The Hadoop Ecosystem relieves developers. They do not have to worry about the configuration and installation of these systems. These ecosystems can only be obtained in the cloud. And you have to pay for each individual application.
The following (Cloud) products use the Hadoop architecture:
- SAP Vera;
- Azure Data Lake;
- Oracle Big Data;
COMPLETENESS AND INTEGRATION
Getting the Hadoop Ecosystem up and running is fairly simple if you have experience with cloud services. In addition, the applications can also talk to other apps and services that you purchased from the same cloud provider.
To connect data streams (sources from the internet) to these Cloud Providers, you must purchase other apps. You also have to pay for certain applications (elastic search, geo search). As a result, unforeseen costs will eventually be added. In this way, cloud suppliers create a dependency so that organizations are forced to purchase other services and products from them (cross selling and up selling).
GOOGLE CLOUD VERSUS AZURE CLOUD
In my opinion, Google is the most affordable and flexible cloud provider. You can purchase almost any application you can think of from Google. It is also possible to support hybrid architecture (partly in the cloud and partly in-house). To be able to use these services, you must have some experience with developing (REST) API and using it.
On the other hand, Azure is more user-friendly, but has fewer applications than Google. Azure is also relatively more expensive than Google Cloud.
COMPLETENESS AND INTEGRATIE
In terms of completeness, Azure beats Google. Google requires much more configuration than Azure. Plus that there is more knowledge about Microsoft than about Google APIs.

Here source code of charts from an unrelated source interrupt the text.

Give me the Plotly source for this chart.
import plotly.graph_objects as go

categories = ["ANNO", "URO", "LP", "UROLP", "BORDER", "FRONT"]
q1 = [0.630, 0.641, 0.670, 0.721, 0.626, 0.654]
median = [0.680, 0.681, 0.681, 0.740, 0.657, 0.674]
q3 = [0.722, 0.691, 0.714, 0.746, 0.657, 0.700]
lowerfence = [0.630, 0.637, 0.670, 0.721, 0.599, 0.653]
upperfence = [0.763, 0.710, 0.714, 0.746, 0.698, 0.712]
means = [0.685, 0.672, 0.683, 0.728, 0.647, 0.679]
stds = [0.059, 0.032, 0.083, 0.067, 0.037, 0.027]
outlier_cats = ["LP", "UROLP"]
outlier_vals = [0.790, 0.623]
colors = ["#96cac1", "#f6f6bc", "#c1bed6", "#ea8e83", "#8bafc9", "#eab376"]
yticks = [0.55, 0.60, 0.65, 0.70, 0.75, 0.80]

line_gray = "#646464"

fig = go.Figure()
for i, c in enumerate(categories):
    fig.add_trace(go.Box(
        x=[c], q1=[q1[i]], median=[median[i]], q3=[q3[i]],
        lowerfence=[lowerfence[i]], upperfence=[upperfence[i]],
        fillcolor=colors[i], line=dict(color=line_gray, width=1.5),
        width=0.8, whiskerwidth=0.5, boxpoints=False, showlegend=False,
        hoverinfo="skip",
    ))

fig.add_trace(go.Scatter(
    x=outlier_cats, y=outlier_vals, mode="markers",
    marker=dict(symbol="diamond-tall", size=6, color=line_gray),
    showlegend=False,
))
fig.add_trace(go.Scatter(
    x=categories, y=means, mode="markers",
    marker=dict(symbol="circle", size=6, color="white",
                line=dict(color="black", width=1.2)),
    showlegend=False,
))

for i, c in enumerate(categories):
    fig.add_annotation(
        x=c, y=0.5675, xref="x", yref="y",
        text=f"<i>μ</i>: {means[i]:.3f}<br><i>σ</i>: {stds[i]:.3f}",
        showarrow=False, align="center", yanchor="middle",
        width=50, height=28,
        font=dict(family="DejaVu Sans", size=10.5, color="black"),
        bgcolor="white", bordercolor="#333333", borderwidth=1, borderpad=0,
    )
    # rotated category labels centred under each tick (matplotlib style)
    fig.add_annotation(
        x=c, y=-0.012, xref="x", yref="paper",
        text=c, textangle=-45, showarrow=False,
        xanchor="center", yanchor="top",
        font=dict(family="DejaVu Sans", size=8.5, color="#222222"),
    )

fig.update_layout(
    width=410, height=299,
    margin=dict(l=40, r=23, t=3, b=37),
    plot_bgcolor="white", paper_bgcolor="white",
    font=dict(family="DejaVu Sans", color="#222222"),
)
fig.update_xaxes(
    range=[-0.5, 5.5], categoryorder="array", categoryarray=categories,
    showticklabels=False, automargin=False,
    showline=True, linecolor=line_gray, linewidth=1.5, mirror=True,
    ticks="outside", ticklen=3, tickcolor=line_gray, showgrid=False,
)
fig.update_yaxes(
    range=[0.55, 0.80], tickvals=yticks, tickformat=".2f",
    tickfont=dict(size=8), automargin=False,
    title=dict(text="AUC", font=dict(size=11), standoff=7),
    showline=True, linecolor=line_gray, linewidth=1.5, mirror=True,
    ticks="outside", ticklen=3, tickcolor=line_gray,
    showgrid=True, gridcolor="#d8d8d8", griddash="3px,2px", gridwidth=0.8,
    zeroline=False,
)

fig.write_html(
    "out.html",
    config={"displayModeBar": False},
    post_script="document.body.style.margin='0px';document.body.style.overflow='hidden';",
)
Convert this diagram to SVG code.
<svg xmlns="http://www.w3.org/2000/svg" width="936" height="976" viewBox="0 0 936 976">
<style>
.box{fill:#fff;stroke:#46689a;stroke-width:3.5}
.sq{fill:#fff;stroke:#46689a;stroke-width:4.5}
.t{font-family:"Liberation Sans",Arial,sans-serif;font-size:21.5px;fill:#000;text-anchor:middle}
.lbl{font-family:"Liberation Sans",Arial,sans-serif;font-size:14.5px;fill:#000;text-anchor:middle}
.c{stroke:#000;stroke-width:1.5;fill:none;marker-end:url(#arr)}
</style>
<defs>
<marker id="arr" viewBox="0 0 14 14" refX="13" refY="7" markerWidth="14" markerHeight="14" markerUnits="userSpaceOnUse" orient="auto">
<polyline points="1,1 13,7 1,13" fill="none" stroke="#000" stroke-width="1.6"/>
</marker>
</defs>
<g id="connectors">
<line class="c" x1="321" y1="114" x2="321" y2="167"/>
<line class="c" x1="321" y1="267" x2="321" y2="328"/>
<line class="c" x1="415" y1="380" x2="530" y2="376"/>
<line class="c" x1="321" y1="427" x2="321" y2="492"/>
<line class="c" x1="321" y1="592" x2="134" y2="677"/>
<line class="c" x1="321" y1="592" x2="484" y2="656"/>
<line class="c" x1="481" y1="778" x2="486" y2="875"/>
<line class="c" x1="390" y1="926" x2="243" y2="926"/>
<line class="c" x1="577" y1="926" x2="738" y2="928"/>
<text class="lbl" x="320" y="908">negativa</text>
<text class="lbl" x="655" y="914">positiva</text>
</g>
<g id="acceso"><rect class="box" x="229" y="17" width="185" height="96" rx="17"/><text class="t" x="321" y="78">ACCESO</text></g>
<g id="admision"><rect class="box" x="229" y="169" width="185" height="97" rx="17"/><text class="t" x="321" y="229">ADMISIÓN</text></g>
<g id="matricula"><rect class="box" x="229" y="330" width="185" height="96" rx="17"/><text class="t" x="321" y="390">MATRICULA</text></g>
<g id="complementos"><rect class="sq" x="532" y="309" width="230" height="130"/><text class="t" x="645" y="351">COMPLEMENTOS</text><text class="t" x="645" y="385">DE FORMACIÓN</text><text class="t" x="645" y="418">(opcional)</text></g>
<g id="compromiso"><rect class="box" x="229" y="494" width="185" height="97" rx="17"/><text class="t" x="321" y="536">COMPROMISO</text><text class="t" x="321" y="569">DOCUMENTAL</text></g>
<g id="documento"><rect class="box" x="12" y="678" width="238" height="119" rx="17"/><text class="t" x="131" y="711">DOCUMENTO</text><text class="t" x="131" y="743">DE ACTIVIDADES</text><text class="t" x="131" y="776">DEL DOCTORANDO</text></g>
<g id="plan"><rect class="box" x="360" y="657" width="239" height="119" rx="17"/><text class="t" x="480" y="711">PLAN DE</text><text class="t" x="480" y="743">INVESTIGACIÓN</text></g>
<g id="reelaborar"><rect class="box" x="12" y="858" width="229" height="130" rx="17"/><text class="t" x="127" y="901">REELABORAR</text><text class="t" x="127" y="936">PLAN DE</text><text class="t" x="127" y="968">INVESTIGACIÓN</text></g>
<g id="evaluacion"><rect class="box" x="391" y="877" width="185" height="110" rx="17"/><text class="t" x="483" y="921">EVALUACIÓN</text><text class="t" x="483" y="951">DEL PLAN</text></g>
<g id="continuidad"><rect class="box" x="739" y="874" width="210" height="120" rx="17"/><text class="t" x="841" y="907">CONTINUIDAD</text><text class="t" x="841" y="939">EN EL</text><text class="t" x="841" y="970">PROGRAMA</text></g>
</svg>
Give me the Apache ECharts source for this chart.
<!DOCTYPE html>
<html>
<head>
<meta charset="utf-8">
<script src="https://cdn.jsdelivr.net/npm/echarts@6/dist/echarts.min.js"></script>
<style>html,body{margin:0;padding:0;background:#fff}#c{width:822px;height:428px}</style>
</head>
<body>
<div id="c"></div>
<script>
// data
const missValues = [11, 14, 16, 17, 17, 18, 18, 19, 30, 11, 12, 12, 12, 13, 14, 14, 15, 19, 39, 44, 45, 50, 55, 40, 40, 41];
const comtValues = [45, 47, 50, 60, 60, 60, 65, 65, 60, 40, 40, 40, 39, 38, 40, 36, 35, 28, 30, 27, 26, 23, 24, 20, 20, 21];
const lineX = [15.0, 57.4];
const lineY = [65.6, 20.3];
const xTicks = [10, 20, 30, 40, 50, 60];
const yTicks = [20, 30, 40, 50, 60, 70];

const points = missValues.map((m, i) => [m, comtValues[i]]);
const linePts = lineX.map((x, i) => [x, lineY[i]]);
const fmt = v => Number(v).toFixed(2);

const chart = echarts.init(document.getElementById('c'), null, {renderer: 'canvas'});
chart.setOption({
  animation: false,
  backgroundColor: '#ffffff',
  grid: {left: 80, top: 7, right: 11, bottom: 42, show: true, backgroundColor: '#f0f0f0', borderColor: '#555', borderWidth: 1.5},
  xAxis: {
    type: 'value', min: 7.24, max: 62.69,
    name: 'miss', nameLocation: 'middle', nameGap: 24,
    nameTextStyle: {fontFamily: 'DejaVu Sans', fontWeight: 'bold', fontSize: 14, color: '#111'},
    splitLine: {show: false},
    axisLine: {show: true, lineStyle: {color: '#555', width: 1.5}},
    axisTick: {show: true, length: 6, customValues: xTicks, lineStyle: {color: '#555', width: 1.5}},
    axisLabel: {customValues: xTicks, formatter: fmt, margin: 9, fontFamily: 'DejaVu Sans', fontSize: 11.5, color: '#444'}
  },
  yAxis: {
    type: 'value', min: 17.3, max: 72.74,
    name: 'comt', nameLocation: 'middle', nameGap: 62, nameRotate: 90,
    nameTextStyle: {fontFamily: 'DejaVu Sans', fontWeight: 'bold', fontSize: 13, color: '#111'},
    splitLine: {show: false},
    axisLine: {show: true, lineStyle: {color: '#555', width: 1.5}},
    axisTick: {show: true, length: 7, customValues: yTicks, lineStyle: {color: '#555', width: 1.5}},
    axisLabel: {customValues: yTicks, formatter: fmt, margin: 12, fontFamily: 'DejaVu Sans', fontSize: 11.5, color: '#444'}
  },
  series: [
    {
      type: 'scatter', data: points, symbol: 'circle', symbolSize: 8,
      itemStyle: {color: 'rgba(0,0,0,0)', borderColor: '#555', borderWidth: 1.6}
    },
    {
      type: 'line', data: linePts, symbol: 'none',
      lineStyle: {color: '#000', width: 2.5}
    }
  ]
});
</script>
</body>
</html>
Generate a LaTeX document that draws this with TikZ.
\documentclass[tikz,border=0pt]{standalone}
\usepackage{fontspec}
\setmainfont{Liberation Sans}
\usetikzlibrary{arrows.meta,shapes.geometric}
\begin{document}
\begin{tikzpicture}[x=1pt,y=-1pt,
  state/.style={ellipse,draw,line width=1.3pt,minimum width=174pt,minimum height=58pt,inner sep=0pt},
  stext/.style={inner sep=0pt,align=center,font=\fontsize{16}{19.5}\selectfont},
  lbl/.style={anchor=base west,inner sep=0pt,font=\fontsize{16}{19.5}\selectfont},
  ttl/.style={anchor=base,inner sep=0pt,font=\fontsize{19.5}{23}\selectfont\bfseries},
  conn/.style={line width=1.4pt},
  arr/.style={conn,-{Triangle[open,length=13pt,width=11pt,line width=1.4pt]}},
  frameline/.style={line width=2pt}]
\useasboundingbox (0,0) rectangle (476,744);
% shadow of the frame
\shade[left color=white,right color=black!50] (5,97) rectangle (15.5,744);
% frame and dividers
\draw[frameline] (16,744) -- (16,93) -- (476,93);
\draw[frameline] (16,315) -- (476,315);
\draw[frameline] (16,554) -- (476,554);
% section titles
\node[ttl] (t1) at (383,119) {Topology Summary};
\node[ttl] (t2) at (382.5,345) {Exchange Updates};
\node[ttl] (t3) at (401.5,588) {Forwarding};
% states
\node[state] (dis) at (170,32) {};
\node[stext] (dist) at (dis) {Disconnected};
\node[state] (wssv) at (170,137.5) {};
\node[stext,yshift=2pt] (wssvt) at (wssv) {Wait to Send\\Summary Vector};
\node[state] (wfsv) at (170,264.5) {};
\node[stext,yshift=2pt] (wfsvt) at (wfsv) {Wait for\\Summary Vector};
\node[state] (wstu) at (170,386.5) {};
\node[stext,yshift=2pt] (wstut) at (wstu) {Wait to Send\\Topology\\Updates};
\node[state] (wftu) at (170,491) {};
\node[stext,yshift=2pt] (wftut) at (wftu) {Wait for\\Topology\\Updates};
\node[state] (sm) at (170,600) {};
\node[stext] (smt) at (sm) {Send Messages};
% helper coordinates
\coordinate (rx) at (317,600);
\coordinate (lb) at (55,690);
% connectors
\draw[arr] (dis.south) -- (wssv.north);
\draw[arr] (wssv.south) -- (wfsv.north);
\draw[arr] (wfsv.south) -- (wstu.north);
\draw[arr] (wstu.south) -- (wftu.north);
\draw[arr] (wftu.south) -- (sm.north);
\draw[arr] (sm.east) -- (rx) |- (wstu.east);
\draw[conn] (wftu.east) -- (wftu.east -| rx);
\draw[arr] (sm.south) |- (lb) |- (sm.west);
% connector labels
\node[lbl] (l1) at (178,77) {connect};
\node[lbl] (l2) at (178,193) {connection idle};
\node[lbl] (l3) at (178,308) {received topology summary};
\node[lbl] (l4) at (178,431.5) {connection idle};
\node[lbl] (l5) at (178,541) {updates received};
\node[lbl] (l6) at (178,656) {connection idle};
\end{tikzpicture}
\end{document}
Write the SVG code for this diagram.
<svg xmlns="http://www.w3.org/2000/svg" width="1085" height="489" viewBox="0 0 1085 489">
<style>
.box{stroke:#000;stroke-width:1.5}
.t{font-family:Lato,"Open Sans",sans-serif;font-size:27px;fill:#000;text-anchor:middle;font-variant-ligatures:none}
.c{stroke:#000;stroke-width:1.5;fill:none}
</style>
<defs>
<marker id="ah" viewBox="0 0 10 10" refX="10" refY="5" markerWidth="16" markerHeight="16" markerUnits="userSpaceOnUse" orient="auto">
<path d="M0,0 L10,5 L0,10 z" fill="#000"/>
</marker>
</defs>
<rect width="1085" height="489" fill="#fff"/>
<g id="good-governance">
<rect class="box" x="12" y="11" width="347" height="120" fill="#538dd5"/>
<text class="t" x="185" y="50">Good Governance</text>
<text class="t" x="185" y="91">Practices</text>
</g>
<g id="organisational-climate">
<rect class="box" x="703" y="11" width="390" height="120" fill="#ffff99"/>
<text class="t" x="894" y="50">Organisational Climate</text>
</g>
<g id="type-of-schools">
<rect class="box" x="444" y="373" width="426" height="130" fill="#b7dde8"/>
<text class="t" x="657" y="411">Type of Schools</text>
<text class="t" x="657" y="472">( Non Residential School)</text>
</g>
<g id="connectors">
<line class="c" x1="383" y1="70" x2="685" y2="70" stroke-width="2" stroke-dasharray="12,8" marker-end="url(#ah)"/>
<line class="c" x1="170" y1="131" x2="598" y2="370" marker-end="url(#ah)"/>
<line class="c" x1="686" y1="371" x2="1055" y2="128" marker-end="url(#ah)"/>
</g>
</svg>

To connect data stream (sources from the internet) to these Cloud Providers you have to purchase other apps. You must also pay for certain applications (elastic search, geo search). And there will be additional costs. In this way, Microsoft creates a dependency so that organizations are forced to purchase other services and products from them (cross selling and up selling).
Data Lake and Verticals
My advice from a software architect perspective depends on the purpose for which you want to use the database. I see two tracks emerging from here:
- Data Lake;
- Verticals (Specific applications).
The purpose of a Data Lake is to store as much data as possible without giving it context. It is important to be able to store and index all forms of data in this respect. Two systems are eligible for this, namely: Hadoop Ecosystems and MarkLogic.
If I rate this for completeness, I get more from MarkLogic than from Hadoop after the install. My advice, therefore, is MarkLogic.
VERTICALS (SPECIFIC APPLICATIONS)
With regard to the Verticals, it is important to be as close as possible to the language in which you will also be programming. All the intermediate steps you have to take to translate will (for example from xml to json) slow down the process. So look for a database that supports you in this as well as possible. Based on the different development languages, I recommend the following database suppliers:
- Data Science and Machine Learning : MarkLogic
- Java : MongoDB
Hopefully, in this way, you will succeed in making a choice for a supplier that suits you best.